Chao Chen and Lawrence A. Chasin
Cointegration of DNA Molecules Introduced into Mammalian Cells by Electroporation f
Somatic Cell and Molecular Genetics. 1999. 24: 249-256.
Electroporation was used to introduce a mixture of two plasmid-cloned genes into Chinese hamster ovary (CHO) cells, and the location of the two genes was subsequently determined by fluorescence in situ hybridization (FISH ). The 25 kb Chinese hamster gene for dihydrofolate reductase (dhfr) was provided as a cosmid-derived 40 kb BglI fragment and the E. coli gene for guanine phosphoribosyltransferase (gpt), driven by the SV40 early promoter, was in the form of the linearized plasmid pSV2gpt.

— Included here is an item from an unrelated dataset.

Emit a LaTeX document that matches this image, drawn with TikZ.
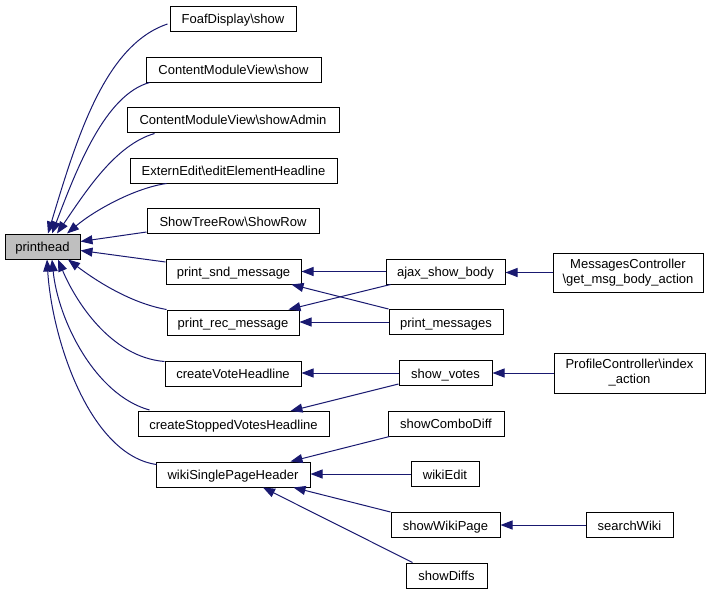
\documentclass[tikz,border=0pt]{standalone}
\usepackage{fontspec}
\setmainfont{Liberation Sans}
\usetikzlibrary{arrows.meta,calc}
\definecolor{edgeblue}{HTML}{191970}
\definecolor{phgray}{HTML}{BFBFBF}
\begin{document}
\begin{tikzpicture}[x=1pt,y=-1pt,
  basebox/.style={draw=black,line width=1pt,fill=white,inner sep=0pt,minimum height=25pt,
    font=\fontsize{13}{15}\selectfont},
  box/.style={basebox,text height=10.5pt,text depth=0pt},
  multibox/.style={basebox,align=center},
  edge/.style={draw=edgeblue,line width=1pt,-{Triangle[length=12pt,width=9pt,fill=edgeblue]}}]
\useasboundingbox (0,0) rectangle (712,595);
% column 1
\node[box,fill=phgray,minimum width=75pt] (ph) at (42.5,246.5) {printhead};
% column 2
\node[box,minimum width=126pt] (foaf) at (233,18.5) {FoafDisplay\textbackslash show};
\node[box,minimum width=175pt] (cmvs) at (233.5,69.5) {ContentModuleView\textbackslash show};
\node[box,minimum width=212pt] (cmva) at (233,119.5) {ContentModuleView\textbackslash showAdmin};
\node[box,minimum width=207pt] (ext) at (233.5,170.5) {ExternEdit\textbackslash editElementHeadline};
\node[box,minimum width=172pt] (str) at (233,221) {ShowTreeRow\textbackslash ShowRow};
\node[box,minimum width=135pt] (snd) at (233.5,271.5) {print\_snd\_message};
\node[box,minimum width=132pt] (rec) at (233,322.5) {print\_rec\_message};
\node[box,minimum width=136pt] (vote) at (233,373.5) {createVoteHeadline};
\node[box,minimum width=191pt] (stop) at (233.5,424) {createStoppedVotesHeadline};
\node[box,minimum width=154pt] (wsph) at (233,474.5) {wikiSinglePageHeader};
% column 3
\node[box,minimum width=119pt] (ajax) at (445.5,271.5) {ajax\_show\_body};
\node[box,minimum width=114pt] (pm) at (446,322) {print\_messages};
\node[box,minimum width=93pt] (sv) at (445.5,373) {show\_votes};
\node[box,minimum width=116pt] (scd) at (446,423.5) {showComboDiff};
\node[box,minimum width=68pt] (we) at (445,474) {wikiEdit};
\node[box,minimum width=109pt] (swp) at (445.5,525) {showWikiPage};
\node[box,minimum width=81pt] (sd) at (446.5,575.5) {showDiffs};
% column 4
\node[multibox,minimum width=150pt,minimum height=39pt] (mc) at (628,272.5) {MessagesController\\\textbackslash get\_msg\_body\_action};
\node[multibox,minimum width=151pt,minimum height=40pt] (pc) at (629.5,373) {ProfileController\textbackslash index\\\_action};
\node[box,minimum width=87pt] (sw) at (629.5,525) {searchWiki};
% edges into printhead
\draw[edge] ($(foaf.west)+(-2,5.5)$) .. controls (105,45) and (77,137) .. ($(ph.north)+(5.5,0)$);
\draw[edge] ($(cmvs.south west)+(4,0)$) .. controls (105,95) and (77,168) .. ($(ph.north)+(9.5,0)$);
\draw[edge] ($(cmva.south west)+(28,1)$) .. controls (115,145) and (85.5,192) .. ($(ph.north)+(14.5,0)$);
\draw[edge] ($(ext.south west)+(37,0)$) .. controls (135,188) and (95,210) .. ($(ph.north)+(24.5,0)$);
\draw[edge] ($(str.west)+(0,11)$) -- ($(ph.east)+(0,-5)$);
\draw[edge] ($(snd.west)+(0,-9.5)$) -- ($(ph.east)+(0,4)$);
\draw[edge] (rec.north west) .. controls (130,303) and (95,280) .. ($(ph.south)+(25.5,0)$);
\draw[edge] ($(vote.north west)+(0,1)$) .. controls (110,357) and (75,300) .. ($(ph.south)+(15.5,0)$);
\draw[edge] ($(stop.north west)+(12,-1)$) .. controls (95,395) and (58,320) .. ($(ph.south)+(9.5,0)$);
\draw[edge] ($(wsph.north west)+(1,3)$) .. controls (90,455) and (52,340) .. ($(ph.south)+(4.5,0)$);
% column 3 -> column 2
\draw[edge] (ajax.west) -- (snd.east);
\draw[edge] ($(ajax.south west)+(5,0)$) -- ($(rec.north east)+(-11,0)$);
\draw[edge] (pm.north west) -- ($(snd.south east)+(-10,0)$);
\draw[edge] (pm.west) -- (pm.west -| rec.east);
\draw[edge] (sv.west) -- (sv.west -| vote.east);
\draw[edge] ($(sv.south west)+(0,-2)$) -- ($(stop.north east)+(-39,0)$);
\draw[edge] ($(scd.south west)+(2,0)$) -- ($(wsph.north east)+(-20,0)$);
\draw[edge] (we.west) -- (we.west -| wsph.east);
\draw[edge] (swp.north west) -- ($(wsph.south east)+(-17,0)$);
\draw[edge] ($(sd.north west)+(7,0)$) -- ($(wsph.south)+(30,0)$);
% column 4 -> column 3
\draw[edge] (mc.west) -- (mc.west -| ajax.east);
\draw[edge] (pc.west) -- (pc.west -| sv.east);
\draw[edge] (sw.west) -- (swp.east);
\end{tikzpicture}
\end{document}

Colonies selected for expression of the gpt gene were screened for the co-transfer of the unselected dhfr genes by quantitative Southern blotting. Nine clones that had integrated a single copy of the dhfr gene were studied further: all 9 exhibited a DHFR-positive growth phenotype (e.g., purine independence). Two-color fluorescence in situ hybridization (FISH) of metaphase chromosomes, using probes labeled with biotin and digoxigenin, showed co-localization of the two genes in all 9 clones. The chromosomal site of integration was different in each clone. Five clones were subjected to gradually increasing concentrations of methotrexate to select for amplification of the dhfr gene. In each case the se selected populations had co-amplified the gpt gene, as shown by FISH and by the polymerase chain reaction (PCR). We conclude that, even when provided at low concentrations, separate soluble DNA molecules become linked upon gene transfer by electroporation, either by intracellular ligation prior to integration, or by co-integration at a common site in a given recipient cell.